[PATCH v7 1/5] drm: Introduce device wedged event

Thu Oct 10 13:02:10 UTC 2024

On Tue, Oct 08, 2024 at 06:02:43PM +0300, Raag Jadav wrote:
>On Thu, Oct 03, 2024 at 03:23:22PM +0300, Raag Jadav wrote:
>> On Tue, Oct 01, 2024 at 02:20:29PM +0200, Michal Wajdeczko wrote:
>> > On 30.09.2024 09:38, Raag Jadav wrote:
>> > >
>> > > +/**
>> > > + * enum drm_wedge_recovery - Recovery method for wedged device in order of
>> > > + * severity. To be set as bit fields in drm_device.wedge_recovery variable.
>> > > + * Drivers can choose to support any one or multiple of them depending on
>> > > + * their needs.
>> > > + */
>> > > +enum drm_wedge_recovery {
>> > > +	/** @DRM_WEDGE_RECOVERY_REBIND: unbind + rebind driver */
>> > > +	DRM_WEDGE_RECOVERY_REBIND,
>> > > +
>> > > +	/** @DRM_WEDGE_RECOVERY_BUS_RESET: unbind + reset bus device + rebind */
>> > > +	DRM_WEDGE_RECOVERY_BUS_RESET,
>> > > +
>> > > +	/** @DRM_WEDGE_RECOVERY_REBOOT: reboot system */
>> > > +	DRM_WEDGE_RECOVERY_REBOOT,
>> > > +
>> > > +	/** @DRM_WEDGE_RECOVERY_MAX: for bounds checking, do not use */
>> > > +	DRM_WEDGE_RECOVERY_MAX
>> > > +};
>> > > +
>> > >  /**
>> > >   * struct drm_device - DRM device structure
>> > >   *
>> > > @@ -317,6 +337,9 @@ struct drm_device {
>> > >  	 * Root directory for debugfs files.
>> > >  	 */
>> > >  	struct dentry *debugfs_root;
>> > > +
>> > > +	/** @wedge_recovery: Supported recovery methods for wedged device */
>> > > +	unsigned long wedge_recovery;
>> >
>> > hmm, so before the driver can ask for a reboot as a recovery method from
>> > wedge it has to somehow add 'reboot' as available method? why it that?
>>
>> It's for consumers to use as fallbacks in case the preferred recovery method
>> (sent along with uevent) don't workout. (patch 2/5)
>
>On second thought...
>
>Lucas, do we have a convincing enough usecase for fallback recovery?
>If <method> were to fail, I would expect there to be even bigger problems
>like kernel crash or unrecoverable hardware failure.
>
>At that point is it worth retrying?

when we were talking about this, I brought it up about allowing the
driver to inform what was the supported wedge recovery mechanisms
when the notification is sent. Not to be intended as fallback mechanism.
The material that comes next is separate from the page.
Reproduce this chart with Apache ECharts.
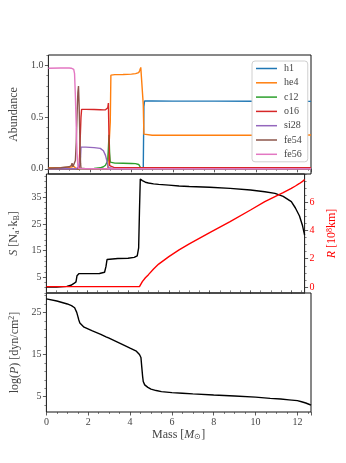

So if the driver sends a notification with:

	DRM_WEDGE_RECOVERY_REBIND | DRM_WEDGE_RECOVERY_BUS_RESET | DRM_WEDGE_RECOVERY_REBOOT

it means any of these would be suitable, with the first being the option
with less side-effect. I don't think we are advising userspace to use
fallback, just informing what the driver/device supports. Depending on
the error, the driver may leave only

	DRM_WEDGE_RECOVERY_REBOOT

That name could actually be DRM_WEDGE_RECOVERY_NONE. Because at that
state the driver doesn't really know what can be done to recover.
With that we can drop _MAX and use _NONE for bounding check. I think
we can also omit it in the notification as it's clear:

	WEDGED
	DRM_WEDGE_RECOVERY_REBIND | DRM_WEDGE_RECOVERY_BUS_RESET

This means the driver can use any of these options to recover

	WEDGED
	DRM_WEDGE_RECOVERY_BUS_RESET

only bus reset would fix it

	WEDGED

driver doesn't know anything that could fix it. It may be a soft-reboot,
hard-reboot, firmware flashing etc... We just don't know.

Lucas De Marchi